The big challenge about working on these adventures was that the script was written separately by a sort of “West Coast TSR affiliate” that was headed up by Flint Dille, the brother of TSR president Lorraine Williams. That team was given the job of producing the audio recordings for the CDs. Those of us who were ordinary shop-floor RPG designers in Wisconsin had no idea who was involved, what they were doing, or what exactly we were going to get back. Voice casting? Not a chance. Final approval? Please. Heck, we weren’t even supposed to write the scripts for these things, although in practice, we created a sort of “here’s what needs to be in this script” script that the West Coast office used or didn’t use as the mood took them. Some of the tracks used dialogue reasonably close to what I suggested. Some didn’t. We only found out which it was when a FYI copy was sent to us so that we could make a final error-check to see if something had been introduced that literally made the adventure not work.
(As an example of the sort of challenge this sometimes entailed. I wrote a scene in which the PCs are extracting information from captured assassins by threatening them with stern punishment. The line I wrote ran something to the effect of, “Tell us who hired you, or we’ll put your head on a pole!” OK, not brilliant, but it’s medieval. But when this scene was “fixed” by the West Coast scriptwriters, one of the PCs demands, “Tell us who hired you!” and another PC shouts, “GET A POLE!” When I heard the track for the first time, I just about fell out of the chair laughing. I mean, my first reaction was, “Dear God, what’s he going to do with THAT?”)
Given the fact that I was writing an adventure with a bunch of intrigue and sleuthing about, I decided to go ahead and assume lines/interactions from the PCs. I just couldn’t see a way to cover “random heroes talk to Lord Gustav” without having someone feed Lord Gustav conversational cues. I felt bad about essentially putting lines in the players’ mouths. I also wasn’t happy about the voice casting, or the fact that the PCs addressed each other by their class names—for example, “Get a boat in the water, Thief!” I don’t think I did that in my proto-script. There was another audio CD adventure called Hail the Heroes that was a more conventional adventure, and was able to do without PC dialogue to concentrate on “what do you hear now” type audio tracks. Certainly less intrusive, I suppose.

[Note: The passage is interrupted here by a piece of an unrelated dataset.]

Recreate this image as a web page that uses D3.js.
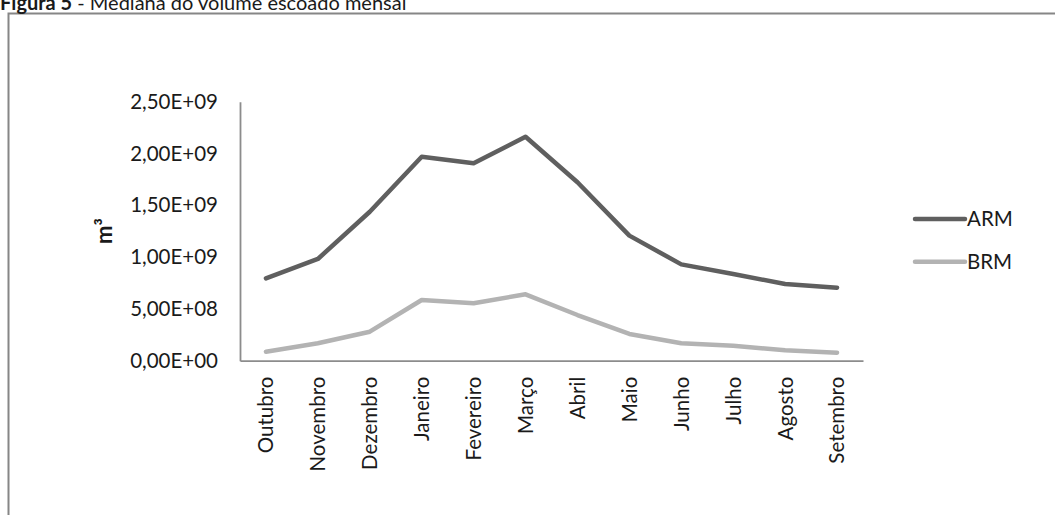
<!DOCTYPE html>
<html>
<head>
<meta charset="utf-8">
<script src="https://cdn.jsdelivr.net/npm/d3@7/dist/d3.min.js"></script>
<style>
  html, body { margin: 0; padding: 0; background: #fff; }
  svg { display: block; }
  text { font-family: Lato, "Open Sans", sans-serif; fill: #1a1a1a; }
</style>
</head>
<body>
<svg id="chart" width="1055" height="515"></svg>
<script>
// Median monthly runoff volume (m³), hydrological year October → September
const months = ["Outubro", "Novembro", "Dezembro", "Janeiro", "Fevereiro", "Março",
                "Abril", "Maio", "Junho", "Julho", "Agosto", "Setembro"];
const armValues = [7.95e8, 9.82e8, 1.438e9, 1.969e9, 1.905e9, 2.162e9,
                   1.722e9, 1.207e9, 9.30e8, 8.37e8, 7.40e8, 7.05e8];
const brmValues = [8.7e7, 1.68e8, 2.80e8, 5.86e8, 5.54e8, 6.41e8,
                   4.41e8, 2.58e8, 1.68e8, 1.45e8, 1.00e8, 7.7e7];
const yTicks = [0, 5e8, 1e9, 1.5e9, 2e9, 2.5e9];
const seriesNames = ["ARM", "BRM"];
const seriesColors = ["#5f5f5f", "#b3b3b3"];

const svg = d3.select("#chart");

// Excel-style scientific label: 2,50E+09
function sciLabel(v) {
  if (v === 0) return "0,00E+00";
  const exp = Math.floor(Math.log10(v));
  const mant = v / Math.pow(10, exp);
  return mant.toFixed(2).replace(".", ",") + "E+" + String(exp).padStart(2, "0");
}

// Frame of the figure
svg.append("path")
  .attr("d", "M1055,13.5 H8.5 V515")
  .attr("fill", "none")
  .attr("stroke", "#868686")
  .attr("stroke-width", 2);

// Caption
const title = svg.append("text")
  .attr("x", 0).attr("y", 9.5)
  .style("font-size", "20px");
title.append("tspan").style("font-weight", "bold").text("Figura 5");
title.append("tspan").text(" - Mediana do volume escoado mensal");

const x = d3.scaleBand().domain(months).range([240, 863]);
const y = d3.scaleLinear().domain([0, 2.5e9]).range([360.7, 101.7]);

// Y axis
const yAxis = svg.append("g")
  .attr("transform", "translate(240,0)")
  .call(d3.axisLeft(y).tickValues(yTicks).tickSize(0).tickPadding(22).tickFormat(sciLabel));
yAxis.select(".domain").attr("stroke", "#8c8c8c").attr("stroke-width", 1.8);
yAxis.selectAll("text")
  .style("font-size", "20.5px").style("font-family", null)
  .attr("fill", "#1a1a1a");

// X axis
const xAxis = svg.append("g")
  .attr("transform", "translate(0,360.7)")
  .call(d3.axisBottom(x).tickSize(0).tickSizeOuter(0));
xAxis.select(".domain").attr("stroke", "#8c8c8c").attr("stroke-width", 1.8);
xAxis.selectAll(".tick text")
  .style("font-size", "20.5px").style("font-family", null)
  .attr("fill", "#1a1a1a")
  .attr("text-anchor", "end")
  .attr("transform", "rotate(-90)")
  .attr("x", -16)
  .attr("y", 0)
  .attr("dy", "0.36em");

// Y axis title
svg.append("text")
  .attr("transform", "translate(104,231) rotate(-90)")
  .attr("text-anchor", "middle")
  .attr("dy", "0.35em")
  .style("font-size", "22px")
  .style("font-weight", "bold")
  .text("m³");

// Lines
const line = d3.line()
  .x((d, i) => x(months[i]) + x.bandwidth() / 2)
  .y(d => y(d));

[armValues, brmValues].forEach((vals, k) => {
  svg.append("path")
    .datum(vals)
    .attr("d", line)
    .attr("fill", "none")
    .attr("stroke", seriesColors[k])
    .attr("stroke-width", 4.5)
    .attr("stroke-linejoin", "round")
    .attr("stroke-linecap", "round");
});

// Legend
const legend = svg.append("g");
seriesNames.forEach((name, k) => {
  const ly = 219 + k * 42.7;
  legend.append("line")
    .attr("x1", 915).attr("x2", 965)
    .attr("y1", ly).attr("y2", ly)
    .attr("stroke", seriesColors[k])
    .attr("stroke-width", 4.5)
    .attr("stroke-linecap", "round");
  legend.append("text")
    .attr("x", 967).attr("y", ly)
    .attr("dy", "0.36em")
    .style("font-size", "20.5px")
    .text(name);
});
</script>
</body>
</html>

While the audio CD was painfully dorky (man, you should listen to the early-‘90s synthesizer), I think Night of the Vampire is actually a pretty cool little adventure. The NPCs are interesting, there are several plots going on for the PCs to unravel, and the mix of event-based encounters with a well-described nobleman’s manor works really well. The poster map is good, the handouts are pretty good, and the page layout is just gorgeous (the artwork, eh, it was 2nd Edition). Anyway, you could pitch the audio CD altogether (I would!) and run this as a nice little intrigue adventure. My only concern would be that there is no good time to let the party rest, and it would be a real challenge to slug your way through without recovering spells and hit points before the finish. I think I would let the party get a “full rest” before the masquerade starts, and another one after sunup, even if there isn’t really 8 hours for the characters to sleep and study spells.